Skip all pictures. Write out the data below from its first line through the line that contains "const xTicks = [53, 57.25, 61.5, 65.75, 70];".

-- start INFORMATION SUPPLIED --

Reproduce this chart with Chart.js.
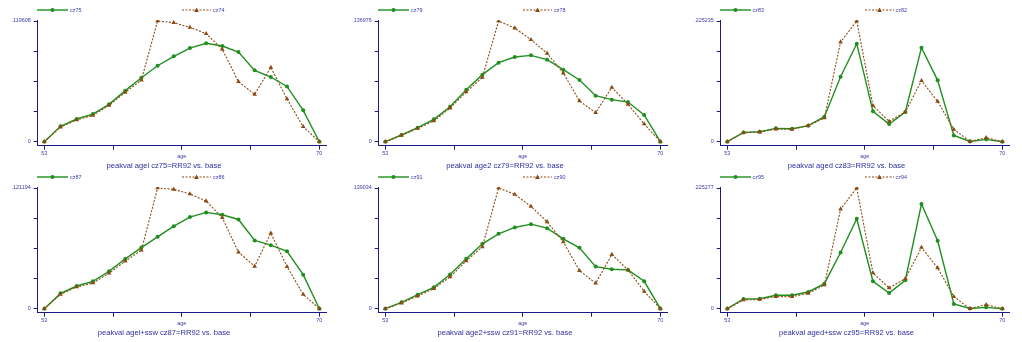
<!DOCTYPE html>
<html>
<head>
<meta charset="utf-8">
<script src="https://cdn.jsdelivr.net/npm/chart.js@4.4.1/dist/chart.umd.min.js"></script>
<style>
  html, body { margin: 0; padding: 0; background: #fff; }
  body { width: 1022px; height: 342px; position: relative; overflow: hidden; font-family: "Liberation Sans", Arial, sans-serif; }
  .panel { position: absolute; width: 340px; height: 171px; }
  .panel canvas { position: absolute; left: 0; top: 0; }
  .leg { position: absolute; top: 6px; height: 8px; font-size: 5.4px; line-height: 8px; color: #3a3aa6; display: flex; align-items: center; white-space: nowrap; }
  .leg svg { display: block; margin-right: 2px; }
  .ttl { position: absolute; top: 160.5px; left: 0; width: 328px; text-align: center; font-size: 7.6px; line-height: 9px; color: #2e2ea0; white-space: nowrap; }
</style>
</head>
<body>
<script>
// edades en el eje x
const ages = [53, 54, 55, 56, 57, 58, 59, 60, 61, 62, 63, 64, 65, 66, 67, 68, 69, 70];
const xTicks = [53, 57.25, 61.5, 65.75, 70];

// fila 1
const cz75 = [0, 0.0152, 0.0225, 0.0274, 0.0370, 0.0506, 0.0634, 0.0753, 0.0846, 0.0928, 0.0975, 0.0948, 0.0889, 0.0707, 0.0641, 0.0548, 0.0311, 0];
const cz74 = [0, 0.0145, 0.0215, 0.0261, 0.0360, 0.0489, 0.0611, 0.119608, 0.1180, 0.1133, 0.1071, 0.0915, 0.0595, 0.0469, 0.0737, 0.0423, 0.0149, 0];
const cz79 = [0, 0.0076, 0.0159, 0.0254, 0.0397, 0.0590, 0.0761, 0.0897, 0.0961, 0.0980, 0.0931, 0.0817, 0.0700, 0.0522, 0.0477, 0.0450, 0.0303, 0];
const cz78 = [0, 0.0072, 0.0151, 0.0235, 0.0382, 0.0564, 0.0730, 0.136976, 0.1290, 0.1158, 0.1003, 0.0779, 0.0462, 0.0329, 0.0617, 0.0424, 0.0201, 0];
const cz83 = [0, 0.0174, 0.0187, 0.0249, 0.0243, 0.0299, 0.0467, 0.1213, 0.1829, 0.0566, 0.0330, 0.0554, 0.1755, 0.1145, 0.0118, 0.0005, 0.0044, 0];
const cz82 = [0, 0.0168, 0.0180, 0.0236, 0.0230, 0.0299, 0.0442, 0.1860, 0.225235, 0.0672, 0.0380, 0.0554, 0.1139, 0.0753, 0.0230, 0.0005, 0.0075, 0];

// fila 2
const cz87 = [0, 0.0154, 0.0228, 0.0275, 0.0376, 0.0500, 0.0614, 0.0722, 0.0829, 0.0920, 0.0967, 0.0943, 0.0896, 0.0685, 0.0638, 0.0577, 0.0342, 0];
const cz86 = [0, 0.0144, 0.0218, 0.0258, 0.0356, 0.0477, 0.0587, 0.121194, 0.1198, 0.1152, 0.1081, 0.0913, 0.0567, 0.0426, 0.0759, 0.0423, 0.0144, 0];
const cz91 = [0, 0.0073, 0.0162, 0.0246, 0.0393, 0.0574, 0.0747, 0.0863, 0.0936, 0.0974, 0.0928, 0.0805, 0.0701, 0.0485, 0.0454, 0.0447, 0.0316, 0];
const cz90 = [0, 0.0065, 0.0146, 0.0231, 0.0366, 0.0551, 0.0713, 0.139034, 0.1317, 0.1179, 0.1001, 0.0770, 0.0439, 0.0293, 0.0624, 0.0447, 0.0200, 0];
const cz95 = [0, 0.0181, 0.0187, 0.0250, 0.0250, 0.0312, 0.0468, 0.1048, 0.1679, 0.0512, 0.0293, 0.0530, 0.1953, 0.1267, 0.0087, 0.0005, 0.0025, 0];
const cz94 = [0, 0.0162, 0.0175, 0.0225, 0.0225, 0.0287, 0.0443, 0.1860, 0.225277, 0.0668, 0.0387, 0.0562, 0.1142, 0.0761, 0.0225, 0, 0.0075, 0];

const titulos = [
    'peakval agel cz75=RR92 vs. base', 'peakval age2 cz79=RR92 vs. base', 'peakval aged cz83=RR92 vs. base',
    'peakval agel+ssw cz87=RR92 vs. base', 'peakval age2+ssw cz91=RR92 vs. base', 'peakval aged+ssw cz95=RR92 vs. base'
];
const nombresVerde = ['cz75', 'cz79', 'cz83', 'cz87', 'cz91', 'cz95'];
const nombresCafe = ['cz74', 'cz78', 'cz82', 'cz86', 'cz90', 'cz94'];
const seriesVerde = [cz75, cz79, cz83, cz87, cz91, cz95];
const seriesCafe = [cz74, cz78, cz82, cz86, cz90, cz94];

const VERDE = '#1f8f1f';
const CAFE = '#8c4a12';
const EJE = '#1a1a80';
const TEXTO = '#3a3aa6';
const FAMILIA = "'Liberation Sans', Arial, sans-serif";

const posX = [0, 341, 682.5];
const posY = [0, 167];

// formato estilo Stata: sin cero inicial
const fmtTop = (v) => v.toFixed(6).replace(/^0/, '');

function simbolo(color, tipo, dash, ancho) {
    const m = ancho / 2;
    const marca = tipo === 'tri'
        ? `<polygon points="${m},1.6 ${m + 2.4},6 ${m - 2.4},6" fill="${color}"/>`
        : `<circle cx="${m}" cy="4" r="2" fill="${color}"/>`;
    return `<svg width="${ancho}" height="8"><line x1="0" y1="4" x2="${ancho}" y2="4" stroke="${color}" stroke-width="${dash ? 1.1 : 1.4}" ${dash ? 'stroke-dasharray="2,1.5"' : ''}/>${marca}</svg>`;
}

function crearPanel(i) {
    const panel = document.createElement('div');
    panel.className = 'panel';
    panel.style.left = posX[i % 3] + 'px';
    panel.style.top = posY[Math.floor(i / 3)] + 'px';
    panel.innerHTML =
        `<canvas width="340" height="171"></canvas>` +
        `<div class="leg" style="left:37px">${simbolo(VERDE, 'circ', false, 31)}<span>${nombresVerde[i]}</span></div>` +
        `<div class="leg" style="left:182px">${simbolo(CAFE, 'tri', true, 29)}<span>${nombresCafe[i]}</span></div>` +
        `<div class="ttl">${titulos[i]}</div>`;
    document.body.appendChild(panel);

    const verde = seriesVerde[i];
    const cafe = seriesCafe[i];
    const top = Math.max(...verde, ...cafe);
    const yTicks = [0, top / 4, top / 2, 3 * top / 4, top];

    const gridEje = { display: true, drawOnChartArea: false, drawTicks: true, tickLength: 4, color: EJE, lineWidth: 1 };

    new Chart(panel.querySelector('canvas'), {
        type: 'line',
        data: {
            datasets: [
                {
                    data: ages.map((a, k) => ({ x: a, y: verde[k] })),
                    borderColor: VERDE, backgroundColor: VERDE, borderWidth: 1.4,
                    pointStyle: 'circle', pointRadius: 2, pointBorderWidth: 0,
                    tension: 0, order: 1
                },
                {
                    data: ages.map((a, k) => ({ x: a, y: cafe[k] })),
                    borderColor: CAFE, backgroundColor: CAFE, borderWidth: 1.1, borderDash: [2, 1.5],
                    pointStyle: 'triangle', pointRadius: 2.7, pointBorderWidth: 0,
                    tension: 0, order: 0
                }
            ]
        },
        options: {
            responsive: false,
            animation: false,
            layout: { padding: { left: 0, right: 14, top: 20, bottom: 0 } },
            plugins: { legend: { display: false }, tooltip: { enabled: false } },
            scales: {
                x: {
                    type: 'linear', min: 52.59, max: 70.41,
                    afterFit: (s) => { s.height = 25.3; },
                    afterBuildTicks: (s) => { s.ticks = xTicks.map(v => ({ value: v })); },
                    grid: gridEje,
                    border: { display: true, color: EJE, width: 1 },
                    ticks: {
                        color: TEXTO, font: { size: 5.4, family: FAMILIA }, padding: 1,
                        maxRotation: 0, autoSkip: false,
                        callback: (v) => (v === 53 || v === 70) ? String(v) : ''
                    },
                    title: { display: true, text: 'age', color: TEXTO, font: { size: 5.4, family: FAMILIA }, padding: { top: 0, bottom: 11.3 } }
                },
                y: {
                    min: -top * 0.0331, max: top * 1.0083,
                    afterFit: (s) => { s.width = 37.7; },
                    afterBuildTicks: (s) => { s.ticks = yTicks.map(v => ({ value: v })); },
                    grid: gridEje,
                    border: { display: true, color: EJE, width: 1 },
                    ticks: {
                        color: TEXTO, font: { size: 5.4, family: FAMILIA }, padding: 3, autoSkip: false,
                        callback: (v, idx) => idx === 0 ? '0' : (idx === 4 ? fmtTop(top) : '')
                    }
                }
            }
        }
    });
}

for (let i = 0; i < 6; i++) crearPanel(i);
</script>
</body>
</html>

-- end INFORMATION SUPPLIED --

» **EXERCISE OUTPUT**
Reproduce this chart with Chart.js.
<!DOCTYPE html>
<html>
<head>
<meta charset="utf-8">
<script src="https://cdn.jsdelivr.net/npm/chart.js@4.4.1/dist/chart.umd.min.js"></script>
<style>
  html, body { margin: 0; padding: 0; background: #fff; }
  body { width: 1022px; height: 342px; position: relative; overflow: hidden; font-family: "Liberation Sans", Arial, sans-serif; }
  .panel { position: absolute; width: 340px; height: 171px; }
  .panel canvas { position: absolute; left: 0; top: 0; }
  .leg { position: absolute; top: 6px; height: 8px; font-size: 5.4px; line-height: 8px; color: #3a3aa6; display: flex; align-items: center; white-space: nowrap; }
  .leg svg { display: block; margin-right: 2px; }
  .ttl { position: absolute; top: 160.5px; left: 0; width: 328px; text-align: center; font-size: 7.6px; line-height: 9px; color: #2e2ea0; white-space: nowrap; }
</style>
</head>
<body>
<script>
// edades en el eje x
const ages = [53, 54, 55, 56, 57, 58, 59, 60, 61, 62, 63, 64, 65, 66, 67, 68, 69, 70];
const xTicks = [53, 57.25, 61.5, 65.75, 70];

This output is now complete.